**Problem requirements**
Pictures stay out of this copy; please retype only the lines from the start of the records through the line with "6.81, 7.02, 7.31];".
##### Information given
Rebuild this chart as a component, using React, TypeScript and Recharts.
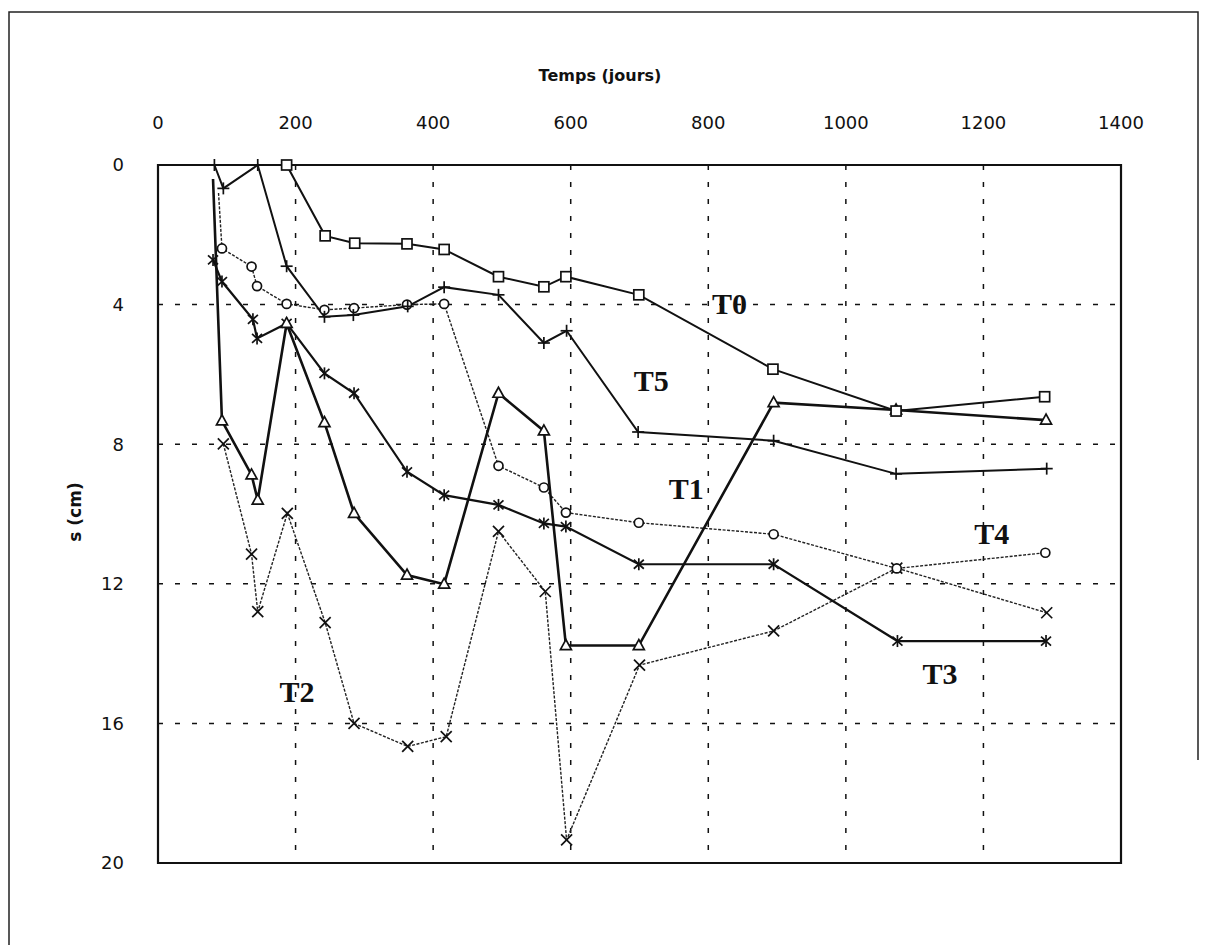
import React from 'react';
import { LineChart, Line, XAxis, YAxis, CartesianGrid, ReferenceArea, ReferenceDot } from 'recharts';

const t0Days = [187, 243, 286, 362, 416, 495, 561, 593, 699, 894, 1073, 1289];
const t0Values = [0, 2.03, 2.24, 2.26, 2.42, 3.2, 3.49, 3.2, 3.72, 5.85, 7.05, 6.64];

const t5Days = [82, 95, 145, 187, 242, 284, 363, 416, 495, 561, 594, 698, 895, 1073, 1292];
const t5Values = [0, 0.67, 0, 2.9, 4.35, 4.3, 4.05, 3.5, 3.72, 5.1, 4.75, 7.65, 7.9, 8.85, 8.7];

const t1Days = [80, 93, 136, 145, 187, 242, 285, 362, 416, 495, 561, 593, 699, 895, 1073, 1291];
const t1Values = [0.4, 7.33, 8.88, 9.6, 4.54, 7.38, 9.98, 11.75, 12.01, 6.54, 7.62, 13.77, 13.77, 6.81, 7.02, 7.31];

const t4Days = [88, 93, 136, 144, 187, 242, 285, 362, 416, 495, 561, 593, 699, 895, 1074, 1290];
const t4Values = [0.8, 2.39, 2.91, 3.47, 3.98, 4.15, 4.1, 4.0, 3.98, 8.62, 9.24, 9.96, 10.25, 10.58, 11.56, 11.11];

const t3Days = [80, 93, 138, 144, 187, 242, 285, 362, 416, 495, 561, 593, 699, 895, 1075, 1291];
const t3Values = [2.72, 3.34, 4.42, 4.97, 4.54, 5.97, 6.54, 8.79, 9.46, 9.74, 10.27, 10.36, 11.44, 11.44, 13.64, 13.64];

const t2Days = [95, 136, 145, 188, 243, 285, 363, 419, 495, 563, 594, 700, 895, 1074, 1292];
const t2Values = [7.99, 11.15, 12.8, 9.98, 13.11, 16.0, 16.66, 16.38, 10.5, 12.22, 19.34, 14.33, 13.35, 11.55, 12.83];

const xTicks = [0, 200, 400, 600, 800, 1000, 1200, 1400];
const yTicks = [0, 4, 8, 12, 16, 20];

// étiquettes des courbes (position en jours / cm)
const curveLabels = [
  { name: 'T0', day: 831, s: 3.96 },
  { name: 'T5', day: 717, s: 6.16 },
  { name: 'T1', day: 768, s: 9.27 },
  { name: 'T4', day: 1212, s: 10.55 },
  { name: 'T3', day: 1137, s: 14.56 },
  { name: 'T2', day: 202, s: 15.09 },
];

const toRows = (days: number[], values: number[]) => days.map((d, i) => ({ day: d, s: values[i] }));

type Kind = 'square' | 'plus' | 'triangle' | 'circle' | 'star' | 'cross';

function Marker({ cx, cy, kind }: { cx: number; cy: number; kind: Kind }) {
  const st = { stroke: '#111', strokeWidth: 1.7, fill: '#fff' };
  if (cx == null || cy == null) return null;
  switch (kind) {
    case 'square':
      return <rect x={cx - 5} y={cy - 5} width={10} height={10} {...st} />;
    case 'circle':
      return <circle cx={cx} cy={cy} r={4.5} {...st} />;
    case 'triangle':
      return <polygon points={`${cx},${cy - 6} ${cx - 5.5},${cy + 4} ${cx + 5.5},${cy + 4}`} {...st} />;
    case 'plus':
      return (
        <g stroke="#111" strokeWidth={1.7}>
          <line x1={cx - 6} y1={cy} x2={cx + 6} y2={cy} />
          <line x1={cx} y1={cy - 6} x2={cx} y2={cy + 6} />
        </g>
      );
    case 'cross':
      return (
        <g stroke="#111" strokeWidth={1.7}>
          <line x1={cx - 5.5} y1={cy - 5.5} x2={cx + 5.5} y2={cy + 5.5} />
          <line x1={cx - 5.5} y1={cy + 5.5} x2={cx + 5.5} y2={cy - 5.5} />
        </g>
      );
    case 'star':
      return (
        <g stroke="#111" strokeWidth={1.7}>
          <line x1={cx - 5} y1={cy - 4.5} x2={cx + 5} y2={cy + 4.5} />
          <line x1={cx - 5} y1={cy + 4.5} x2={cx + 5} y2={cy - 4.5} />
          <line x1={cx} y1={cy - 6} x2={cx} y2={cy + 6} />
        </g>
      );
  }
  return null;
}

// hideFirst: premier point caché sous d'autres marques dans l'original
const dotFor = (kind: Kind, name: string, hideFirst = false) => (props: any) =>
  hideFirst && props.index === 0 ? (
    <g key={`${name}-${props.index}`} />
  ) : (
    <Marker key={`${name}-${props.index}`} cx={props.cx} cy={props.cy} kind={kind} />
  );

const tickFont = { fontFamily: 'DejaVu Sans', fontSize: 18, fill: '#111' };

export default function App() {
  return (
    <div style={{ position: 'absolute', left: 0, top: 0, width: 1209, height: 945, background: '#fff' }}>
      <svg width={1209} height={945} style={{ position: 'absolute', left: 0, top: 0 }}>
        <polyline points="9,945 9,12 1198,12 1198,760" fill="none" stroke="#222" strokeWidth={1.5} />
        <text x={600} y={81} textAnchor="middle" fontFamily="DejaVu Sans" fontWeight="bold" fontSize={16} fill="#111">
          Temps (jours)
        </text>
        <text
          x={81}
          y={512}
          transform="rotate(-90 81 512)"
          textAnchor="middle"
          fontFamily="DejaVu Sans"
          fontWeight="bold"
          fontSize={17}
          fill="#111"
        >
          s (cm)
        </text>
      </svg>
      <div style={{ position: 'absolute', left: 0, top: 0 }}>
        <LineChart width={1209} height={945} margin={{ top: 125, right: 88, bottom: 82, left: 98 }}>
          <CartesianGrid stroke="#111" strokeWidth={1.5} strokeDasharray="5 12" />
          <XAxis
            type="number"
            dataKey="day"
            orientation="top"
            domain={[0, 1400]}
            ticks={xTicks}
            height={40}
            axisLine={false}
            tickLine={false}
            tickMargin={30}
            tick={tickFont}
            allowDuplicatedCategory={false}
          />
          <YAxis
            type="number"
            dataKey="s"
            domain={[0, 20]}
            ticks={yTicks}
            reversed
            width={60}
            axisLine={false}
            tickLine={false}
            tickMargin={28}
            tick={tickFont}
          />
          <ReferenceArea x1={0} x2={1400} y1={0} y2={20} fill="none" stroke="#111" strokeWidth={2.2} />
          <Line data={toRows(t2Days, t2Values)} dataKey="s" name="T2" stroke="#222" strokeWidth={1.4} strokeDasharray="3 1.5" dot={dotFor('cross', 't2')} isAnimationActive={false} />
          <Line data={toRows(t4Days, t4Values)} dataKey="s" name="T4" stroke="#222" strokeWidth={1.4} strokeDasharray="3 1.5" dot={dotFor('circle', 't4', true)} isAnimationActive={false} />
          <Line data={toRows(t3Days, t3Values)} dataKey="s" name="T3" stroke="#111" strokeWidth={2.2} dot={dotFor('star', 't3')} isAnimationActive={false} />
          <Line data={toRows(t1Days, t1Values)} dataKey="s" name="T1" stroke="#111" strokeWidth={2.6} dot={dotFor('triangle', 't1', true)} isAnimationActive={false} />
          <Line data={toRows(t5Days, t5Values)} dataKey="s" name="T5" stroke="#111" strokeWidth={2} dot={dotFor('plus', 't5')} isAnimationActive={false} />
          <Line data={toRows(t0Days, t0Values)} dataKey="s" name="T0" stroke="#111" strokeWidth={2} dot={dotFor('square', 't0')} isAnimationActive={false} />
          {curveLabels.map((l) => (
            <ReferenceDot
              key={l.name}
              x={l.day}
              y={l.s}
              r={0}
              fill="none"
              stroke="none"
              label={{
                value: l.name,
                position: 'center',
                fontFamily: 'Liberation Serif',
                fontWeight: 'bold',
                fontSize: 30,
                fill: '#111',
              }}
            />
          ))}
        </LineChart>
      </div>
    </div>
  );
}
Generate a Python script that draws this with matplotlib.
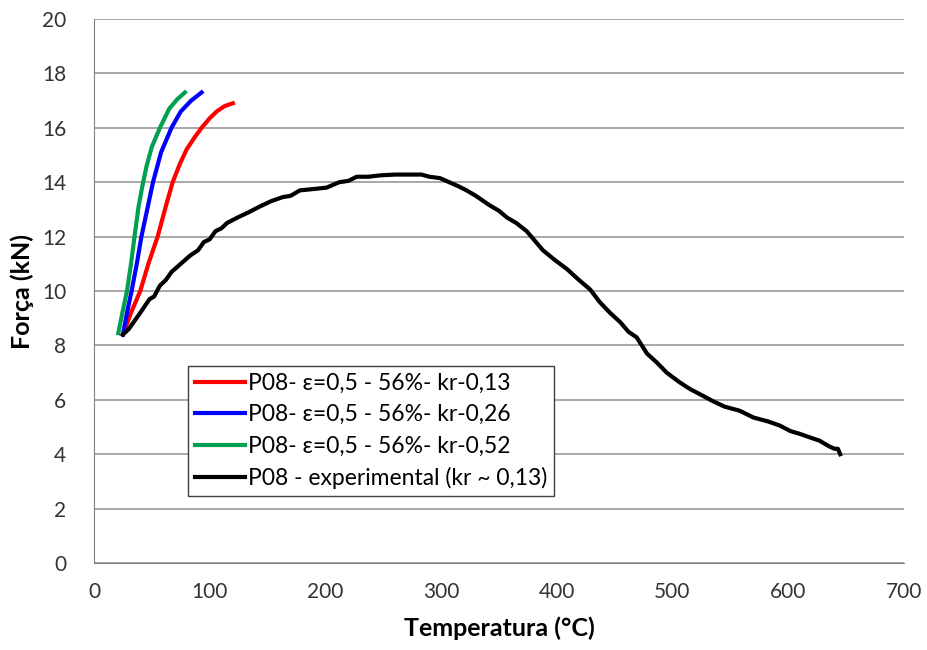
##########
**Answer to this problem**
Rebuild this chart as a component, using React, TypeScript and Recharts.
import React from 'react';
import { LineChart, Line, XAxis, YAxis, CartesianGrid, ReferenceArea, ReferenceDot } from 'recharts';

const t0Days = [187, 243, 286, 362, 416, 495, 561, 593, 699, 894, 1073, 1289];
const t0Values = [0, 2.03, 2.24, 2.26, 2.42, 3.2, 3.49, 3.2, 3.72, 5.85, 7.05, 6.64];

const t5Days = [82, 95, 145, 187, 242, 284, 363, 416, 495, 561, 594, 698, 895, 1073, 1292];
const t5Values = [0, 0.67, 0, 2.9, 4.35, 4.3, 4.05, 3.5, 3.72, 5.1, 4.75, 7.65, 7.9, 8.85, 8.7];

const t1Days = [80, 93, 136, 145, 187, 242, 285, 362, 416, 495, 561, 593, 699, 895, 1073, 1291];
const t1Values = [0.4, 7.33, 8.88, 9.6, 4.54, 7.38, 9.98, 11.75, 12.01, 6.54, 7.62, 13.77, 13.77, 6.81, 7.02, 7.31];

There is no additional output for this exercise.